In the Washington State Department of Corrections, the Examiner ruled that the Department of Corrections (DOC) cannot unilaterally change its practice of using a volunteer list to assign female correctional officers (COs) to conduct strip searches on transgender female inmates.
In King County, Examiner Casillas ruled that King County unilaterally changed the working conditions of King County Department of Public Defense (DPD) workers during a short-lived pilot program that transferred inmates out of the County.
In Arlington School District, the PERC Examiner found that the District had violated its duty to bargain and had skimmed bargaining unit work from the ironically named Arlington Non-Rep Group (NRG). The school district did not believe the NRG was a union, but prior practice demonstrated that the District had historically voluntarily recognized the NRG as a bargaining unit and thus violated its duty to bargain.
In King County, Examiner Willaford determined that the Union successfully proved the County violated its duty to bargain by making mandatory overtime a condition of employment. The Examiner ruled that King County’s practice of medically separating corrections officers with medical restrictions on working overtime was a unilateral change to a mandatory subject of bargaining.
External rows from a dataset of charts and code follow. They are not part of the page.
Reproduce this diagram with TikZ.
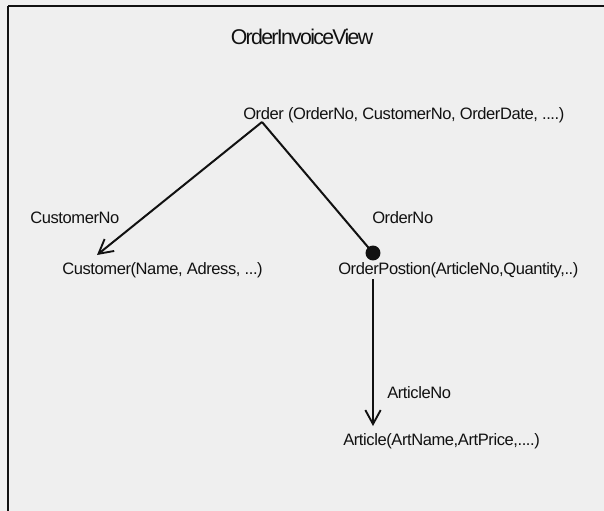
\documentclass[tikz,border=0pt]{standalone}
\usepackage{fontspec}
\setmainfont{Liberation Sans}
\newfontfamily\tightsans[LetterSpace=-2.5]{Liberation Sans}
\newfontfamily\titlesans[LetterSpace=-8]{Liberation Sans}
\usetikzlibrary{arrows.meta}
\definecolor{panel}{HTML}{EFEFEF}
\definecolor{ink}{HTML}{111111}
\begin{document}
\begin{tikzpicture}[x=0.75pt,y=-0.75pt,
  lbl/.style={anchor=base west,inner sep=0pt,font=\tightsans\fontsize{12.4}{15}\selectfont,text=ink},
  link/.style={draw=ink,line width=1.5pt},
  openhead/.style={-{Straight Barb[length=10.5pt,width=11.5pt,line width=1.4pt]}},
  frameline/.style={draw=ink,line width=1.6pt}]
  % canvas
  \fill[panel] (0,0) rectangle (604,511);
  \useasboundingbox (0,0) rectangle (604,511);
  % window frame (top and left edges)
  \draw[frameline] (8,6) -- (604,6);
  \draw[frameline] (8,6) -- (8,511);
  % title
  \node[anchor=base,inner sep=0pt,font=\titlesans\fontsize{16}{19}\selectfont,text=ink] (title) at (302,44) {OrderInvoiceView};
  % tables
  \node[lbl] (order) at (243,119) {Order (OrderNo, CustomerNo, OrderDate, ....)};
  \node[lbl] (customer) at (62,274) {Customer(Name, Adress, ...)};
  \node[lbl] (orderpos) at (338,274) {OrderPostion(ArticleNo,Quantity,..)};
  \node[lbl] (article) at (343,445) {Article(ArtName,ArtPrice,....)};
  % key labels
  \node[lbl] (kcust) at (30,223) {CustomerNo};
  \node[lbl] (kord) at (372,223) {OrderNo};
  \node[lbl] (kart) at (387,398) {ArticleNo};
  % connector end points
  \coordinate (apex) at (262,122);
  \coordinate (custtip) at (97,255);
  \coordinate (dot) at (373,253);
  \coordinate (postop) at (373,279);
  \coordinate (arttip) at (373,426);
  % connectors
  \draw[link,openhead] (apex) -- (custtip);
  \draw[link] (apex) -- (dot);
  \fill[ink] (dot) circle (5.6pt);
  \draw[link,openhead] (postop) -- (arttip);
\end{tikzpicture}
\end{document}
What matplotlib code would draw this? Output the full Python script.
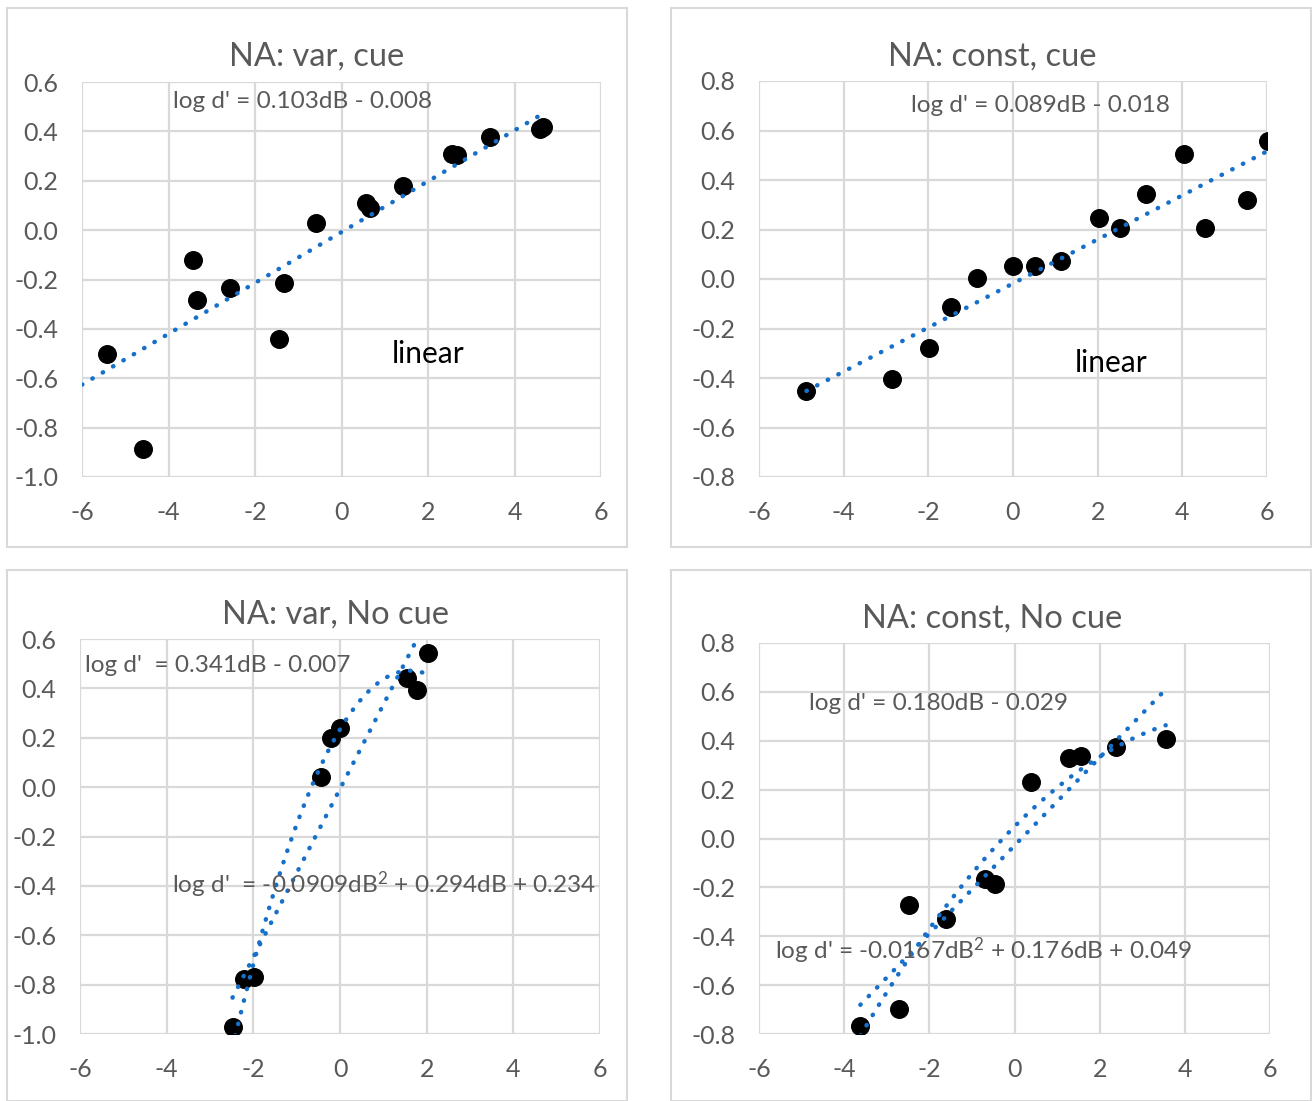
import matplotlib
matplotlib.use("Agg")
import matplotlib.pyplot as plt
from matplotlib.patches import Rectangle
from matplotlib.ticker import FuncFormatter
import numpy as np

plt.rcParams["font.family"] = ["Lato", "DejaVu Sans"]
plt.rcParams["axes.unicode_minus"] = False
plt.rcParams["mathtext.fontset"] = "custom"
plt.rcParams["mathtext.rm"] = "Lato"
plt.rcParams["mathtext.default"] = "rm"

W, H = 1312, 1101

# ── data ────────────────────────────────────────────────────────────────────
var_cue_x = [-5.43, -4.58, -3.44, -3.35, -2.57, -1.34, -1.44, -0.58, 0.57, 0.66,
             1.43, 2.55, 2.67, 3.43, 4.58, 4.67]
var_cue_y = [-0.50, -0.885, -0.122, -0.283, -0.236, -0.215, -0.442, 0.03, 0.108, 0.088,
             0.18, 0.308, 0.304, 0.379, 0.408, 0.418]
var_cue_lin = [0.103, -0.008]
var_cue_span = (-6.0, 4.67)

const_cue_x = [-4.88, -2.87, -1.98, -1.47, -0.86, 0.01, 0.53, 1.14, 2.02, 2.52,
               3.13, 4.03, 4.53, 5.53, 6.02]
const_cue_y = [-0.451, -0.406, -0.278, -0.112, 0.006, 0.052, 0.052, 0.071, 0.247, 0.207,
               0.345, 0.506, 0.207, 0.32, 0.556]
const_cue_lin = [0.089, -0.018]
const_cue_span = (-4.88, 6.0)

var_nocue_x = [-2.48, -2.21, -1.98, -0.43, -0.21, 0.01, 1.55, 1.78, 2.02]
var_nocue_y = [-0.972, -0.777, -0.770, 0.039, 0.199, 0.238, 0.444, 0.392, 0.544]
var_nocue_lin = [0.341, -0.007]
var_nocue_quad = [-0.0909, 0.294, 0.234]
var_nocue_span = (-2.48, 2.02)

const_nocue_x = [-3.62, -2.72, -2.47, -1.62, -0.70, -0.45, 0.39, 1.29, 1.56, 2.39, 3.55]
const_nocue_y = [-0.769, -0.696, -0.272, -0.329, -0.166, -0.186, 0.233, 0.329, 0.336,
                 0.375, 0.406]
const_nocue_lin = [0.180, -0.029]
const_nocue_quad = [-0.0167, 0.176, 0.049]
const_nocue_span = (-3.62, 3.55)

x_ticks = [-6, -4, -2, 0, 2, 4, 6]

C_TEXT = "#595959"
C_GRID = "#d9d9d9"
C_TREND = "#1670c9"

fig = plt.figure(figsize=(W / 100, H / 100), dpi=100, facecolor="white")


def fx(px):
    return px / W


def fy(py):
    return 1 - py / H


def frame(x0, y0, x1, y1):
    fig.patches.append(Rectangle((fx(x0), fy(y1)), fx(x1) - fx(x0), fy(y0) - fy(y1),
                                 transform=fig.transFigure, fill=False,
                                 edgecolor=C_GRID, linewidth=1.5))


def fmt_y(v, _pos):
    v = round(v, 1)
    return f"{abs(v):.1f}" if v == 0 else f"{v:.1f}"


def panel(box, ylim, title, title_xy, xs, ys, fits, span, labels):
    l, r, t, b = box
    ax = fig.add_axes([fx(l), fy(b), fx(r) - fx(l), fy(t) - fy(b)])
    ax.set_xlim(-6, 6)
    ax.set_ylim(*ylim)
    ax.set_xticks(x_ticks)
    ax.set_yticks(np.arange(ylim[0], ylim[1] + 0.01, 0.2))
    ax.yaxis.set_major_formatter(FuncFormatter(fmt_y))
    ax.tick_params(length=0, labelsize=18, labelcolor=C_TEXT, pad=17)
    for s in ax.spines.values():
        s.set_visible(False)
    ax.grid(True, color=C_GRID, linewidth=1.6)
    ax.set_axisbelow(True)

    # trendlines from the fitted coefficients shown on the chart
    xx = np.linspace(span[0], span[1], 200)
    for coefs in fits:
        ax.plot(xx, np.polyval(coefs, xx), color=C_TREND, linestyle=(0, (0.1, 2.6)),
                linewidth=3.2, dash_capstyle="round", zorder=3)
    ax.scatter(xs, ys, s=160, color="black", zorder=2)

    fig.text(fx(title_xy[0]), fy(title_xy[1]), title, ha="center", va="center",
             fontsize=23.5, color=C_TEXT)
    for txt, px, py, color, size in labels:
        fig.text(fx(px), fy(py), txt, ha="left", va="center", fontsize=size, color=color)
    return ax


frame(7, 8, 627, 547)
frame(671, 8, 1311, 547)
frame(7, 570, 627, 1101)
frame(671, 570, 1311, 1101)

panel((82, 601, 82, 477), (-1.0, 0.6), "NA: var, cue", (317, 57),
      var_cue_x, var_cue_y, [var_cue_lin], var_cue_span,
      [("log d' = 0.103dB - 0.008", 173, 102, C_TEXT, 17.6),
       ("linear", 392, 354, "black", 21.5)])

panel((759, 1267, 81, 477), (-0.8, 0.8), "NA: const, cue", (992, 57),
      const_cue_x, const_cue_y, [const_cue_lin], const_cue_span,
      [("log d' = 0.089dB - 0.018", 911, 105, C_TEXT, 17.6),
       ("linear", 1075, 363, "black", 21.5)])

panel((80, 600, 639, 1034), (-1.0, 0.6), "NA: var, No cue", (336, 615),
      var_nocue_x, var_nocue_y, [var_nocue_lin, var_nocue_quad], var_nocue_span,
      [("log d'  = 0.341dB - 0.007", 85, 665, C_TEXT, 17.6),
       ("log d'  = -0.0909dB$^2$ + 0.294dB + 0.234", 172, 885, C_TEXT, 17.6)])

panel((759, 1270, 643, 1034), (-0.8, 0.8), "NA: const, No cue", (992, 619),
      const_nocue_x, const_nocue_y, [const_nocue_lin, const_nocue_quad], const_nocue_span,
      [("log d' = 0.180dB - 0.029", 809, 703, C_TEXT, 17.6),
       ("log d' = -0.0167dB$^2$ + 0.176dB + 0.049", 775, 951, C_TEXT, 17.6)])

fig.savefig("out.png", dpi=100, facecolor="white")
In Okanogan County, Examiner Todd ruled that the County refused to bargain when it unilaterally contracted out bargaining unit work to third-party security contractors after making the representation that it was rescinding its proposal to reclassify a then-vacant bargaining unit position.
In University of Washington, Examiner Bradley ruled that University of Washington (UW) changing bargaining unit employees’ overtime eligibility status to comply with Washington State Department of Labor and Industries (L&I) rules was not a unilateral change to a mandatory subject of bargaining.
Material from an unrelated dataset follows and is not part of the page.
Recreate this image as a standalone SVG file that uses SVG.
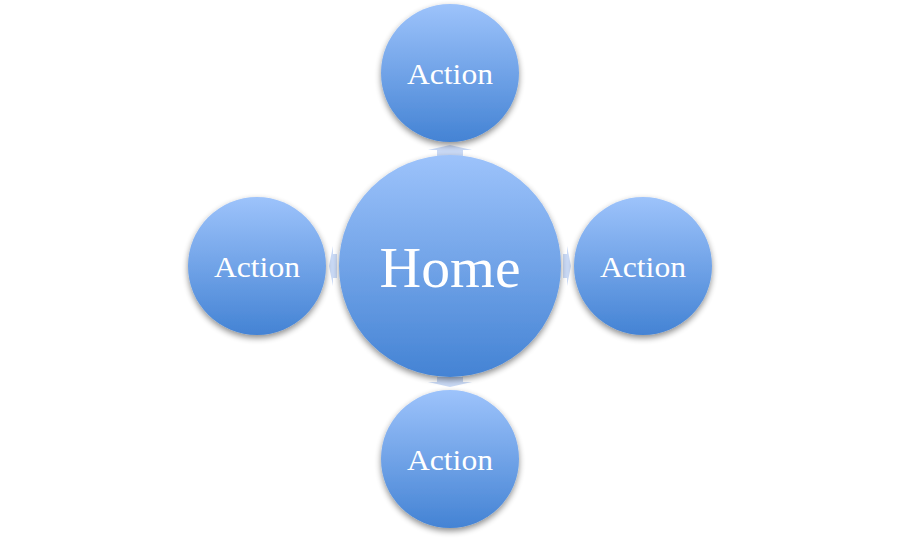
<svg xmlns="http://www.w3.org/2000/svg" width="900" height="539" viewBox="0 0 900 539">
<defs>
<linearGradient id="g" x1="0" y1="0" x2="0" y2="1">
<stop offset="0" stop-color="#9dc3fb"/>
<stop offset="1" stop-color="#4483d4"/>
</linearGradient>
<filter id="sh" x="-20%" y="-20%" width="140%" height="150%">
<feGaussianBlur in="SourceAlpha" stdDeviation="3"/>
<feOffset dx="0" dy="3" result="b"/>
<feComponentTransfer><feFuncA type="linear" slope="0.45"/></feComponentTransfer>
<feMerge><feMergeNode/><feMergeNode in="SourceGraphic"/></feMerge>
</filter>
</defs>
<style>
.c{fill:url(#g);filter:url(#sh)}
.t{fill:#fff;font-family:"Liberation Serif",serif;text-anchor:middle}
.a{fill:#bcd0f2;opacity:0.8}
</style>
<g id="connectors">
<path class="a" d="M450,145 L472,150 L463,150 L463,156 L437,156 L437,150 L428,150 Z"/>
<path class="a" d="M450,387 L472,382 L463,382 L463,377 L437,377 L437,382 L428,382 Z"/>
<path class="a" d="M329,266 L333,246 L333,254 L337,254 L337,278 L333,278 L333,286 Z"/>
<path class="a" d="M571,266 L567,246 L567,254 L563,254 L563,278 L567,278 L567,286 Z"/>
</g>
<g id="home"><circle class="c" cx="450" cy="266" r="111"/><text class="t" x="450" y="287" font-size="57" textLength="141" lengthAdjust="spacingAndGlyphs">Home</text></g>
<g id="top"><circle class="c" cx="450" cy="73" r="69"/><text class="t" x="450" y="84" font-size="30" textLength="86" lengthAdjust="spacingAndGlyphs">Action</text></g>
<g id="left"><circle class="c" cx="257" cy="266" r="69"/><text class="t" x="257" y="277" font-size="30" textLength="86" lengthAdjust="spacingAndGlyphs">Action</text></g>
<g id="right"><circle class="c" cx="643" cy="266" r="69"/><text class="t" x="643" y="277" font-size="30" textLength="86" lengthAdjust="spacingAndGlyphs">Action</text></g>
<g id="bottom"><circle class="c" cx="450" cy="459" r="69"/><text class="t" x="450" y="470" font-size="30" textLength="86" lengthAdjust="spacingAndGlyphs">Action</text></g>
</svg>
In WA Interpreters v. PERC and Dept of Labor & Industries, the Washington State Court of Appeals affirmed a PERC decision which ruled that the bargaining rights of interpreters were not violated when the Department of Labor and Industries (L&I) implemented a new policy during the pendency of a representation petition. The policy at issue related to working conditions as it controlled how the interpreters could schedule appointments and receive payments.
In Bethel School District, Examiner Whitney partially dismissed a complaint that alleged that the Employer had engaged in direct dealing even though it had directly proposed a plan to employees without union representation present and misreported the status of the meetings to the union.
In a decision using scorching language in Snohomish County, Examiner Leonard entirely dismissed all 11 claims the Snohomish County Corrections Guild filed against Snohomish County. While the claims varied in issue, Examiner Leonard found that for each allegation, the Guild did not support their claims with sufficient evidence, failing to upload their burden of proof. The Guild’s conduct was characterized as reprehensible by the Examiner as he discussed whether to impose attorney fees for multiple frivolous claims.
In Washington State Department of Social and Health Services, Examiner Elizabeth Snyder found that the Washington State Department of Social and Health Services (Employer) unilaterally changed working conditions for two Washington Federation of State Employees (Union) employees when it removed their new positions from the bargaining unit. The Employer’s unilateral change constituted a refusal to bargain because it changed the conditions of the employees’ employment and impacted working conditions, which are a mandatory subject of bargaining.